Nestled in our hollow in the Tilton River Valley. We have over 20 hives and almost exclusively use Warre hives for our beekeeping and the method Warre taught refered to as Natural or Extensive beekeeping.
Extensive vs Intensive Beekeeping
As our name suggests, we believe in living in harmony with our environment and this philosophy was very important to use when decided to add beekeeping to our homestead.
Modern beekeeping is greatly focused on the manipulation of the bees and their colony. The end goal of this manipulation is to produce the most amount of honey possible for the beekeeper to take while leaving the bees with the least amount possible of the fruit of their labor. Its called intensive beekeeping because the process is intensive for both the bees and the beekeepers and it often leads to more disease and pests for the bees.
Extensive beekeeping on the other hand focuses on the bees and their welfare. Only about 25% of the colonies honey is taken in a given year and the comb is taken as well which helps protect the colony from pests and diseases. The bees are disturbed as little as possible and in a normal year the hive is only opened just a few times vs weekly with intensive methods. Each time a hive is opened, heat is lost and a certain number of bees will inevitably die which sets the whole colony back.

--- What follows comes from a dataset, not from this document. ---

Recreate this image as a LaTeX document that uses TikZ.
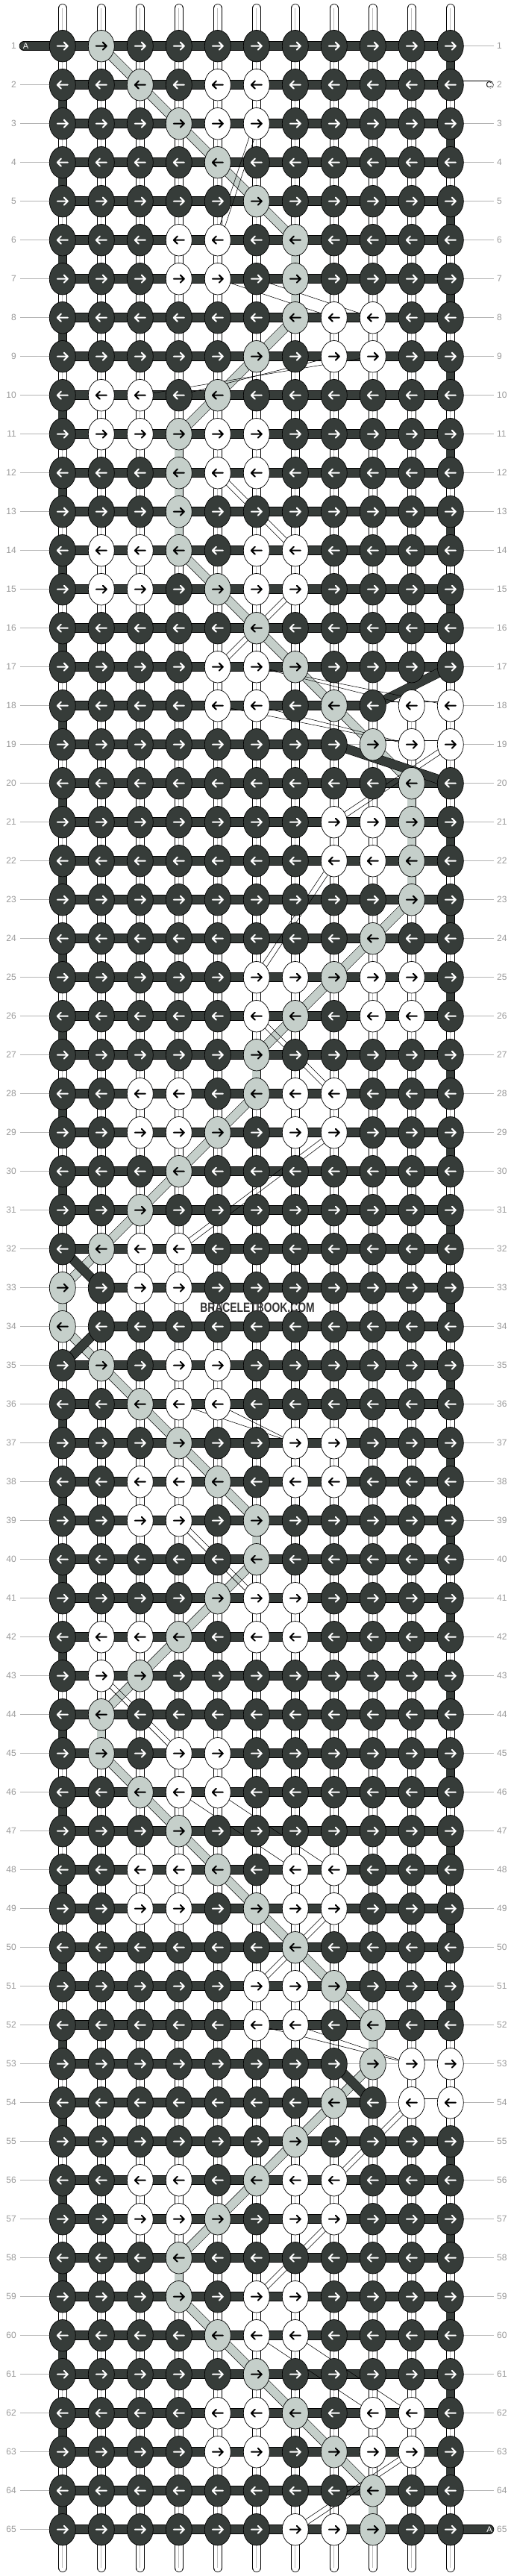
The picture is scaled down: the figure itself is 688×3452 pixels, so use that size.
\documentclass[tikz,border=0pt]{standalone}
\usepackage{fontspec}
\setmainfont{Liberation Sans}
\usetikzlibrary{calc,shapes.geometric}
\definecolor{dk}{HTML}{363C39}
\definecolor{gy}{HTML}{C5CFCA}
\definecolor{lb}{HTML}{9A9A9A}
\definecolor{tk}{HTML}{B4B4B4}
\definecolor{midln}{HTML}{BDBDBD}
\definecolor{wm}{HTML}{333333}
% horizontal bar exceptions (row-col of left knot)
\expandafter\def\csname hb-18-9\endcsname{W}
\expandafter\def\csname hb-18-10\endcsname{W}
\expandafter\def\csname hb-19-8\endcsname{N}
\expandafter\def\csname hb-19-9\endcsname{W}
\expandafter\def\csname hb-19-10\endcsname{W}
\expandafter\def\csname hb-33-1\endcsname{N}
\expandafter\def\csname hb-34-1\endcsname{N}
\expandafter\def\csname hb-53-8\endcsname{N}
\expandafter\def\csname hb-53-9\endcsname{N}
\expandafter\def\csname hb-53-10\endcsname{W}
\expandafter\def\csname hb-54-9\endcsname{N}
\expandafter\def\csname hb-54-10\endcsname{W}
\newcommand\gcols{2,3,4,5,6,7,7,7,6,5,4,4,4,4,5,6,7,8,9,10,10,10,10,9,8,7,6,6,5,4,3,2,1,1,2,3,4,5,6,6,5,4,3,2,2,3,4,5,6,7,8,9,9,8,7,6,5,4,4,5,6,7,8,9,9}
\newcommand\thinband[4]{%
  \draw[thinln] ($(p-#1-#2)!3.5pt!90:(p-#3-#4)$) -- ($(p-#3-#4)!3.5pt!-90:(p-#1-#2)$);
  \draw[thinln] ($(p-#1-#2)!3.5pt!-90:(p-#3-#4)$) -- ($(p-#3-#4)!3.5pt!90:(p-#1-#2)$);}
\newcommand\thinlink[4]{\draw[thinln] (p-#1-#2) -- (p-#3-#4);}
\tikzset{
  knotbase/.style={ellipse, draw=black, line width=0.7pt, minimum width=35pt, minimum height=42.5pt, inner sep=0pt},
  knotD/.style={knotbase, fill=dk},
  knotW/.style={knotbase, fill=white},
  knotG/.style={knotbase, fill=gy},
  arrD/.style={draw=white, line width=2pt, line cap=round, line join=round},
  arrW/.style={draw=black, line width=2pt, line cap=round, line join=round},
  arrG/.style={arrW},
  hbD/.style={draw=black, line width=0.6pt, double=dk, double distance=11.3pt},
  hbW/.style={draw=black, line width=0.6pt, double=white, double distance=10pt},
  hbN/.style={draw=tk, line width=0.8pt},
  vW/.style={draw=black, line width=0.6pt, double=white, double distance=10.5pt},
  vmid/.style={draw=midln, line width=0.7pt},
  bband/.style={draw=black, line width=0.6pt, double=gy, double distance=11pt},
  thinln/.style={draw=black, line width=0.55pt},
  tick/.style={draw=tk, line width=0.8pt},
  lbl/.style={text=lb, font=\fontsize{12}{12}\selectfont, inner sep=0pt},
  tailtxt/.style={font=\fontsize{11}{11}\selectfont, inner sep=0pt},
}
\begin{document}
\begin{tikzpicture}[x=1pt,y=-1pt]
\useasboundingbox (0,0) rectangle (688,3452);
\fill[white] (0,0) rectangle (688,3452);
% grid coordinates
\foreach \r in {1,...,65}{
  \foreach \c in {1,...,11}{
    \coordinate (p-\r-\c) at ({83.8+52*(\c-1)},{61.7+52*(\r-1)});
  }
}
\foreach \c in {1,...,11}{
  \coordinate (t-\c) at ({83.8+52*(\c-1)},11);
  \coordinate (b-\c) at ({83.8+52*(\c-1)},3441);
}
% row labels and ticks
\foreach \r in {1,...,65}{
  \pgfmathsetmacro\yy{61.7+52*(\r-1)}
  \node[lbl, anchor=east] (ll-\r) at (22,\yy) {\r};
  \node[lbl, anchor=west] (lr-\r) at (666,\yy) {\r};
  \ifnum\r>1 \draw[tick] ([xshift=5pt]ll-\r.east) -- (p-\r-1); \fi
  \ifnum\r=2 \else\ifnum\r=65 \else \draw[tick] (p-\r-11) -- ([xshift=-4pt]lr-\r.west); \fi\fi
}
% top and bottom string ends
\foreach \c in {1,...,11}{
  \draw[vW, line cap=round] (t-\c) -- (p-1-\c);
  \draw[vmid] (t-\c) -- (p-1-\c);
  \draw[vW, line cap=round] (p-65-\c) -- (b-\c);
  \draw[vmid] (p-65-\c) -- (b-\c);
}
% vertical segments between rows
\foreach \r in {1,...,64}{
  \pgfmathtruncatemacro\rn{\r+1}
  \foreach \c in {1,...,11}{
    \pgfmathtruncatemacro\ed{equal(\c,1)*equal(mod(\r,2),0)*notequal(\r,32)*notequal(\r,34)+equal(\c,11)*equal(mod(\r,2),1)*notequal(\r,17)*notequal(\r,19)*notequal(\r,53)}
    \ifnum\ed=1
      \draw[hbD] (p-\r-\c) -- (p-\rn-\c);
    \else
      \draw[vW] (p-\r-\c) -- (p-\rn-\c);
      \draw[vmid] (p-\r-\c) -- (p-\rn-\c);
    \fi
  }
}
% tails
\coordinate (tailA1) at (32,61.7);
\coordinate (tailC) at (656,113.7);
\coordinate (tailA2) at (656,3389.7);
\draw[hbD, line cap=round] (tailA1) -- (p-1-1);
\draw[hbW, line cap=round] (p-2-11) -- (tailC);
\draw[hbD, line cap=round] (p-65-11) -- (tailA2);
\node[tailtxt, text=white] (la1) at (34.5,61.7) {A};
\node[tailtxt, text=black] (lc) at (655.5,113.7) {C};
\node[tailtxt, text=white] (la2) at (656,3389.7) {A};
% horizontal bars
\foreach \r in {1,...,65}{
  \foreach \c in {1,...,10}{
    \pgfmathtruncatemacro\cn{\c+1}
    \edef\hbt{D}
    \ifcsname hb-\r-\c\endcsname \edef\hbt{\csname hb-\r-\c\endcsname}\fi
    \draw[hb\hbt] (p-\r-\c) -- (p-\r-\cn);
  }
}
% grey thread B
\foreach \g [count=\r, remember=\g as \gp (initially 0)] in \gcols {
  \ifnum\r>1 \pgfmathtruncatemacro\rp{\r-1}\draw[bband] (p-\rp-\gp) -- (p-\r-\g); \fi
}
% dark thread A turning diagonally
\draw[hbD] (p-17-11) -- (p-18-9);
\draw[hbD] (p-19-8) -- (p-20-11);
\draw[hbD] (p-32-1) -- (p-33-2);
\draw[hbD] (p-34-2) -- (p-35-1);
\draw[hbD] (p-53-8) -- (p-54-9);
% hidden thread paths
\thinband{3}{6}{6}{5}
\thinband{12}{5}{14}{7}
\thinband{15}{7}{17}{5}
\thinband{19}{11}{21}{8}
\thinband{22}{8}{25}{6}
\thinband{26}{6}{28}{8}
\thinband{29}{8}{32}{4}
\thinband{39}{4}{41}{6}
\thinband{43}{2}{45}{4}
\thinband{49}{8}{51}{6}
\thinband{54}{10}{56}{8}
\thinband{57}{8}{59}{6}
\thinband{63}{10}{65}{7}
\thinlink{7}{5}{8}{8}
\thinlink{7}{6}{8}{9}
\thinlink{9}{8}{10}{4}
\thinlink{9}{9}{10}{3}
\thinlink{17}{6}{18}{10}
\thinlink{17}{6}{18}{11}
\thinlink{18}{5}{19}{10}
\thinlink{18}{6}{19}{10}
\thinlink{36}{4}{37}{7}
\thinlink{36}{5}{37}{7}
\thinlink{46}{4}{48}{7}
\thinlink{46}{5}{48}{8}
\thinlink{52}{6}{53}{10}
\thinlink{52}{7}{53}{10}
\thinlink{60}{6}{62}{9}
\thinlink{60}{7}{62}{10}
% knots
\foreach \r/\s in {
1/{D,G,D,D,D,D,D,D,D,D,D},
2/{D,D,G,D,W,W,D,D,D,D,D},
3/{D,D,D,G,W,W,D,D,D,D,D},
4/{D,D,D,D,G,D,D,D,D,D,D},
5/{D,D,D,D,D,G,D,D,D,D,D},
6/{D,D,D,W,W,D,G,D,D,D,D},
7/{D,D,D,W,W,D,G,D,D,D,D},
8/{D,D,D,D,D,D,G,W,W,D,D},
9/{D,D,D,D,D,G,D,W,W,D,D},
10/{D,W,W,D,G,D,D,D,D,D,D},
11/{D,W,W,G,W,W,D,D,D,D,D},
12/{D,D,D,G,W,W,D,D,D,D,D},
13/{D,D,D,G,D,D,D,D,D,D,D},
14/{D,W,W,G,D,W,W,D,D,D,D},
15/{D,W,W,D,G,W,W,D,D,D,D},
16/{D,D,D,D,D,G,D,D,D,D,D},
17/{D,D,D,D,W,W,G,D,D,D,D},
18/{D,D,D,D,W,W,D,G,D,W,W},
19/{D,D,D,D,D,D,D,D,G,W,W},
20/{D,D,D,D,D,D,D,D,D,G,D},
21/{D,D,D,D,D,D,D,W,W,G,D},
22/{D,D,D,D,D,D,D,W,W,G,D},
23/{D,D,D,D,D,D,D,D,D,G,D},
24/{D,D,D,D,D,D,D,D,G,D,D},
25/{D,D,D,D,D,W,W,G,W,W,D},
26/{D,D,D,D,D,W,G,D,W,W,D},
27/{D,D,D,D,D,G,D,D,D,D,D},
28/{D,D,W,W,D,G,W,W,D,D,D},
29/{D,D,W,W,G,D,W,W,D,D,D},
30/{D,D,D,G,D,D,D,D,D,D,D},
31/{D,D,G,D,D,D,D,D,D,D,D},
32/{D,G,W,W,D,D,D,D,D,D,D},
33/{G,D,W,W,D,D,D,D,D,D,D},
34/{G,D,D,D,D,D,D,D,D,D,D},
35/{D,G,D,W,W,D,D,D,D,D,D},
36/{D,D,G,W,W,D,D,D,D,D,D},
37/{D,D,D,G,D,D,W,W,D,D,D},
38/{D,D,W,W,G,D,W,W,D,D,D},
39/{D,D,W,W,D,G,D,D,D,D,D},
40/{D,D,D,D,D,G,D,D,D,D,D},
41/{D,D,D,D,G,W,W,D,D,D,D},
42/{D,W,W,G,D,W,W,D,D,D,D},
43/{D,W,G,D,D,D,D,D,D,D,D},
44/{D,G,D,D,D,D,D,D,D,D,D},
45/{D,G,D,W,W,D,D,D,D,D,D},
46/{D,D,G,W,W,D,D,D,D,D,D},
47/{D,D,D,G,D,D,D,D,D,D,D},
48/{D,D,W,W,G,D,W,W,D,D,D},
49/{D,D,W,W,D,G,W,W,D,D,D},
50/{D,D,D,D,D,D,G,D,D,D,D},
51/{D,D,D,D,D,W,W,G,D,D,D},
52/{D,D,D,D,D,W,W,D,G,D,D},
53/{D,D,D,D,D,D,D,D,G,W,W},
54/{D,D,D,D,D,D,D,G,D,W,W},
55/{D,D,D,D,D,D,G,D,D,D,D},
56/{D,D,W,W,D,G,W,W,D,D,D},
57/{D,D,W,W,G,D,W,W,D,D,D},
58/{D,D,D,G,D,D,D,D,D,D,D},
59/{D,D,D,G,D,W,W,D,D,D,D},
60/{D,D,D,D,G,W,W,D,D,D,D},
61/{D,D,D,D,D,G,D,D,D,D,D},
62/{D,D,D,D,W,W,G,D,W,W,D},
63/{D,D,D,D,W,W,D,G,W,W,D},
64/{D,D,D,D,D,D,D,D,G,D,D},
65/{D,D,D,D,D,D,W,W,G,D,D}}{
  \pgfmathtruncatemacro\dir{ifthenelse(equal(mod(\r,2),1),1,-1)}
  \foreach \t [count=\c] in \s {
    \node[knot\t] (k-\r-\c) at (p-\r-\c) {};
    \draw[arr\t, shift={(k-\r-\c.center)}, xscale=\dir] (-7,0) -- (7,0) (2,-5) -- (7,0) -- (2,5);
  }
}
\node[text=wm, inner sep=0pt] (wmk) at (345,1752) {\fontsize{18}{18}\selectfont\bfseries\scalebox{0.77}[1]{BRACELETBOOK.COM}};
\end{tikzpicture}
\end{document}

Our bees have a unique buffet of flowers to feed on producing a light amber colored honey with citrus notes. Some of the flora available for them are:
Acer macrophyllum - Big Leaf Maple
A large beautiful maple tree with huge drooping flowers and a strong nectar flow.
Camellia sinensis - Tea Plant
Our tea plantation provides a tremendous amount of flowers and nectar for our bees.
Orchard Trees - Apple, Pear, Guava, Plum, and Cherry
A lot of our hives are in our orchard providing our bees with a pretty wide variety of tree flowers early in the year.
Clematis montana - Mountain Clematis
We have a huge mountain clematis on our property that provides much needed nectar in May and June.